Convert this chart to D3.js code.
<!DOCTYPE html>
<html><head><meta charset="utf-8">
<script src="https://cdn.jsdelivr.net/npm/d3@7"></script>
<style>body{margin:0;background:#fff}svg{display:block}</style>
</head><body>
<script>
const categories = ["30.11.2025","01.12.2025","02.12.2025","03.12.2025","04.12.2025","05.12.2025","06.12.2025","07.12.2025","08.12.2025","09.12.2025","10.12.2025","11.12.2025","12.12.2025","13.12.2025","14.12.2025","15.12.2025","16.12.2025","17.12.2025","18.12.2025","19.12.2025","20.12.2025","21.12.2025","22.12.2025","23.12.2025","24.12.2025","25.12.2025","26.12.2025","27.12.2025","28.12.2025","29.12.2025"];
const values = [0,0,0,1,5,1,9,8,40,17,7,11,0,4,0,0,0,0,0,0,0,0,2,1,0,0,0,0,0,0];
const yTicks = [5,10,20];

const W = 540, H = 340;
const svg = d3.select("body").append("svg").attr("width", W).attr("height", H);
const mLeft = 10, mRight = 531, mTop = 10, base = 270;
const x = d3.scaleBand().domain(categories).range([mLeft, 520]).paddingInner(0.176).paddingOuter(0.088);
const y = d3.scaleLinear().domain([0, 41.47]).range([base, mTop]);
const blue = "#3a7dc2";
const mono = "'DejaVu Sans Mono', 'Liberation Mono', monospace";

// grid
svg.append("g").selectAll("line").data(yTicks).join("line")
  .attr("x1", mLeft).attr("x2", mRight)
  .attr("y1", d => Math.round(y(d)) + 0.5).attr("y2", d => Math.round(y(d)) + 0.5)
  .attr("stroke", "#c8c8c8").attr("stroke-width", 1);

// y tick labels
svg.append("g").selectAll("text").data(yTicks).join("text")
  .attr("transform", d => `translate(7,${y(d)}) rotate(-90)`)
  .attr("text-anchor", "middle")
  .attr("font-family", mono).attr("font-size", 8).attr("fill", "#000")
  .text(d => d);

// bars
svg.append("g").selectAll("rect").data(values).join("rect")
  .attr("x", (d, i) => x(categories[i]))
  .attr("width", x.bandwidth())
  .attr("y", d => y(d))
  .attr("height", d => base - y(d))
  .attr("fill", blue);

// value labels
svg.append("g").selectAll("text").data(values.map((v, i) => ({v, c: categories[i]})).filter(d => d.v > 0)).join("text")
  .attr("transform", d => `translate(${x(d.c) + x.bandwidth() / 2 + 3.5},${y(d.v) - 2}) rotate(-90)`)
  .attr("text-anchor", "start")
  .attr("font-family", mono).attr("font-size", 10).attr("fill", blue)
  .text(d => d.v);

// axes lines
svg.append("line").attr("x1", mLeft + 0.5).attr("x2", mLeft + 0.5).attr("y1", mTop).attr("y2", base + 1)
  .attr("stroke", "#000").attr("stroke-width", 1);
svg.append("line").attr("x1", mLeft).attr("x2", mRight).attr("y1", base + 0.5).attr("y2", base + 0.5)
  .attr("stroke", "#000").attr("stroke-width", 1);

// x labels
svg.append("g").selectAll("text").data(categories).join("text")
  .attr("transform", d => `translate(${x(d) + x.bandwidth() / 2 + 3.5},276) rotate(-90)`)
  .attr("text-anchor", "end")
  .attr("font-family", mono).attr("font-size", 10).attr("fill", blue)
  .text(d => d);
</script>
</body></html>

========================================================================

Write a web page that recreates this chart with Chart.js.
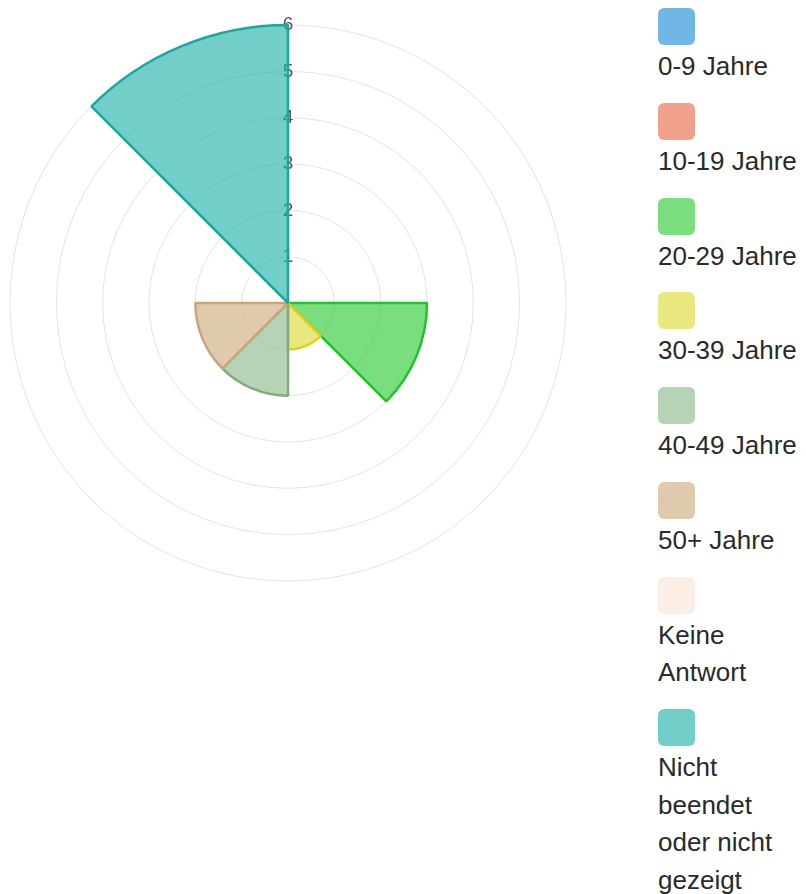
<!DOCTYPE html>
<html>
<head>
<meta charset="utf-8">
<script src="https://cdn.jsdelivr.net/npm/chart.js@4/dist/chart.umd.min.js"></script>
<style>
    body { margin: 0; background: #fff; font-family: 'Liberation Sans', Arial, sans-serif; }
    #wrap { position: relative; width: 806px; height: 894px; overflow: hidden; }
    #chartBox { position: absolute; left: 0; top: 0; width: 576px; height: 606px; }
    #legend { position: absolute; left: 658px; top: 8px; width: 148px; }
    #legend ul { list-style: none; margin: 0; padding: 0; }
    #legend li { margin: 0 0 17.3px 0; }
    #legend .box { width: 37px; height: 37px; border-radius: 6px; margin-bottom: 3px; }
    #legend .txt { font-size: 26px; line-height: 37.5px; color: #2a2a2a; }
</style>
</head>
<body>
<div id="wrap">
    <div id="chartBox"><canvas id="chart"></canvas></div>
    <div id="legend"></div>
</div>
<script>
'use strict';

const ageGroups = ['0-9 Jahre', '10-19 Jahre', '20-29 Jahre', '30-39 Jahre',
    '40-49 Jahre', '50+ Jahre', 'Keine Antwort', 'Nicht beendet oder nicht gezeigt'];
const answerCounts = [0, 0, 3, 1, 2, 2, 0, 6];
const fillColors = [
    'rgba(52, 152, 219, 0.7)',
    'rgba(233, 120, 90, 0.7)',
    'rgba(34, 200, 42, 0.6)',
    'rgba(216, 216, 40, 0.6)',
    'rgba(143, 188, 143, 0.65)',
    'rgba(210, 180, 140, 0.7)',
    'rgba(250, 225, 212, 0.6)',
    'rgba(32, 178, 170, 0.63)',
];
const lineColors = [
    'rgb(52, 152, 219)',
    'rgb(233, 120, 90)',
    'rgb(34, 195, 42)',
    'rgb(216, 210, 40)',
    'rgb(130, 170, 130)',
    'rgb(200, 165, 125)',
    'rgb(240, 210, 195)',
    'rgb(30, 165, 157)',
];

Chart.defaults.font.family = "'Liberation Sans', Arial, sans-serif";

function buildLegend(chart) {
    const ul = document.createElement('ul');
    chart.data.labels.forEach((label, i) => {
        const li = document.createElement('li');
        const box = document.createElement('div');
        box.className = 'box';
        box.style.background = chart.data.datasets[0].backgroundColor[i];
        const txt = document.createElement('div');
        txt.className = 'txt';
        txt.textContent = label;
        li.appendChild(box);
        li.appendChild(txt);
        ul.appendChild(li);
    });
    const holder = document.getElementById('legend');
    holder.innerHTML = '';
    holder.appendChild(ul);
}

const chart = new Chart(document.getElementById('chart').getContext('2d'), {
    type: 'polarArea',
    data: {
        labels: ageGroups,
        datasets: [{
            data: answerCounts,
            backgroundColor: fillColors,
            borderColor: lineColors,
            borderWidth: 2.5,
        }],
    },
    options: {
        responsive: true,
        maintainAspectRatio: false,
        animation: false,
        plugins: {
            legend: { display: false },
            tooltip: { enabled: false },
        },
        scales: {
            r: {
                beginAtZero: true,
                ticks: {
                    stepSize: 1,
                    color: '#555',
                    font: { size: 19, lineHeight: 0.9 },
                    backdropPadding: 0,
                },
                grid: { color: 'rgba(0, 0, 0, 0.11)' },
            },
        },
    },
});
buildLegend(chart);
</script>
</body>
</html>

========================================================================

Given instruction> The lines above from the one containing "Convert this chart to D3.js code." through the one containing "const yTicks = [5,10,20];" are to be set down exactly, and no others.

Solution for this problem>
Convert this chart to D3.js code.
<!DOCTYPE html>
<html><head><meta charset="utf-8">
<script src="https://cdn.jsdelivr.net/npm/d3@7"></script>
<style>body{margin:0;background:#fff}svg{display:block}</style>
</head><body>
<script>
const categories = ["30.11.2025","01.12.2025","02.12.2025","03.12.2025","04.12.2025","05.12.2025","06.12.2025","07.12.2025","08.12.2025","09.12.2025","10.12.2025","11.12.2025","12.12.2025","13.12.2025","14.12.2025","15.12.2025","16.12.2025","17.12.2025","18.12.2025","19.12.2025","20.12.2025","21.12.2025","22.12.2025","23.12.2025","24.12.2025","25.12.2025","26.12.2025","27.12.2025","28.12.2025","29.12.2025"];
const values = [0,0,0,1,5,1,9,8,40,17,7,11,0,4,0,0,0,0,0,0,0,0,2,1,0,0,0,0,0,0];
const yTicks = [5,10,20];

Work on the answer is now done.